Tidak mengherankan, bila sejumlah kalangan melakukan uji materi (judicial review) UU Migas (lihat Ramai-ramai Uji Materi UU Migas ke MK). Juli 2012 silam, misalnya, organisasi massa Muhamadiyah di hadapan MK menghadirkan ahli seperti pengamat ekonomi Ichsanudin Noorsy, mantan Menko Perekonomian dan Industri Kwik Kian Gie, dan pengamat perminyakan Kurtubi, mengajukan uji materi UU Migas ini. Pada 13 November 2012 sebagian gugatan uji materi itu dikabukan MK, dan berujung pada pembubaran BP Migas.
Keputusan MK dinilai Kurtubi tepat, sebab BP Migas memang bertentangan dengan konstitusi. Kurtubi meyakini, bila BP Migas yang memiliki kewenangan luar biasa mewakili negara dalam kontrak kerjasama (KKS) dibubarkan, niscaya industri Migas nasional menjadi lebih bergairah dan investasi meningkat.
Pakar ekonomi Ichsanuddin Noorsy menganggap, dengan berlakunya UU Migas yang sekarang,  pemerintah tidak berdaya dalam mengelola kebutuhan energi nasionalnya. Krisis energi yang belakangan ini acap menimpa PLN dan sejumlah industri nasional akan senantiasa berulang. Sebab, semua sudah dikendalikan oleh kepentingan asing. "Bila tidak ada perubahan, sampai 2020 pun Indonesia akan (terus) didikte oleh perusahaan minyak asing," tandas Noorsy.
Kwik Kian Gie juga menegaskan, UU Migas lebih banyak mengacu kepada kepentingan asing. Pemerintahan, katanya, sudah dicuci otaknya oleh asing. Pemerintah telah melakukan rekayasa pikiran dan pembohongan luar biasa sehingga memungkinkan terjadinya kebijakan yang menguntungkan segelintir orang dan merugikan banyak orang.
Pekerja Pertamina tidak tinggal diam. Lewat Federasi Serikat Pekerja Pertamina Bersatu (FSPPB) dan didukung oleh Konfederasi Serikat Pekerja Migas Indonesia (KSPMI), keduanya membentuk  Indonesian Human Rights Committee for Social Justice (IHCS) yang juga turut mendaftarkan uji materi UU Migas ke MK.

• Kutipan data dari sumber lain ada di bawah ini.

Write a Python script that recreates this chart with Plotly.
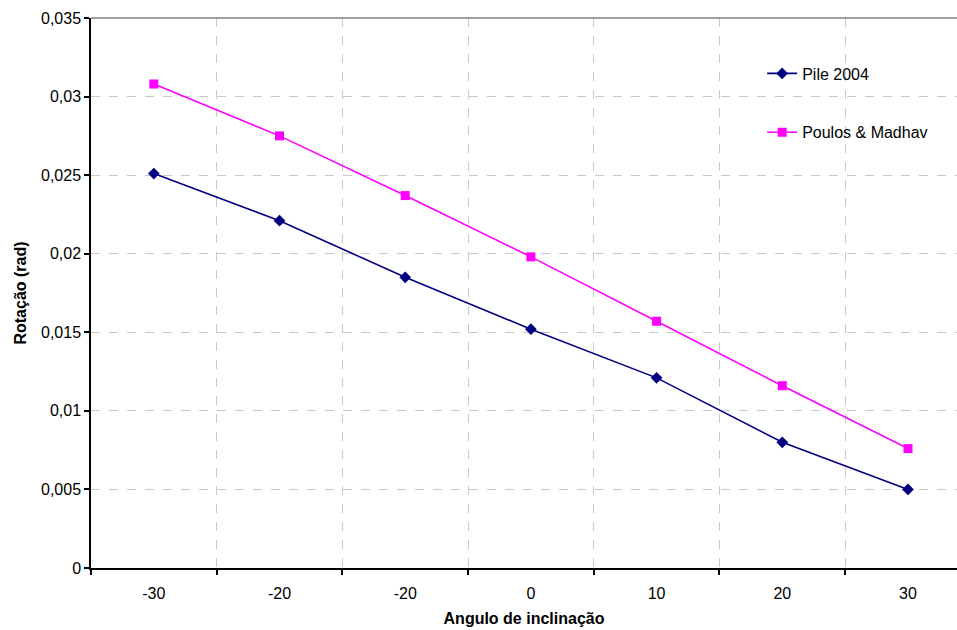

Benidikty Sinaga, kuasa hukum IHSC pernah mengungkapkan, UU Migas tidak menguntungkan bangsa Indonesia. Buktinya adalah terjadinya penurunan produksi migas khususnya minyak bumi secara signifikan. Pada Januari 2012 misalnya, produksi gas mengalami penurunan menjadi sekitar 880.000 barel per hari, atau turun jauh dibanding 2004 masih sekitar 1.3 juta barel per hari.
Dikatakannya, kapasitas kilang BBM stagnan selama lebih dari 15 tahun terakhir (pada level sekitar 1.050.000 bbls/hari), sedangkan kapasitas kilang yang dibutuhkan untuk memenuhi kebutuhan BBM dalam negeri saat ini adalah sekitar 1.500.000 bbls/hari. Akibatnya, Indonesia harus mengimpor minyak mentah dalam jumlah besar dengan harga mahal. Tentu saja hal itu membebani APBN.
Perubahan status Pertamina dari BUMN menjadi PT Persero juga dianggap membuka peluang bagi diprivatisasi. Ujung-ujungnya negara tidak memiliki alat lagi dalam mengontrol produksi dan distribusi minyak dan gas bumi untuk kepentingan dalam negeri. Bahkan, gas sebagai sumber energi murah, ramah lingkungan dan persediaannya melimpah, berdasarkan UU Migas, rentan dicaplok untuk kepentingan asing.
Memang, terlepas dari keberadaan UU Migas yang membuka peluang kongkalingkong antara perusahaan Migas asing dan pemburu riba (rent seeker), Pemerintah sesungguhnya tidak memiliki blue print energi yang jelas tentang kedaulatan energi. Sudah tahu, persediaan minyak bumi bakalan habis, tapi tidak ada tanda-tanda mengoptimalkan sumber energi yang lain, seperti panas bumi, batubara dan gas yang persediaannya masih melimpah.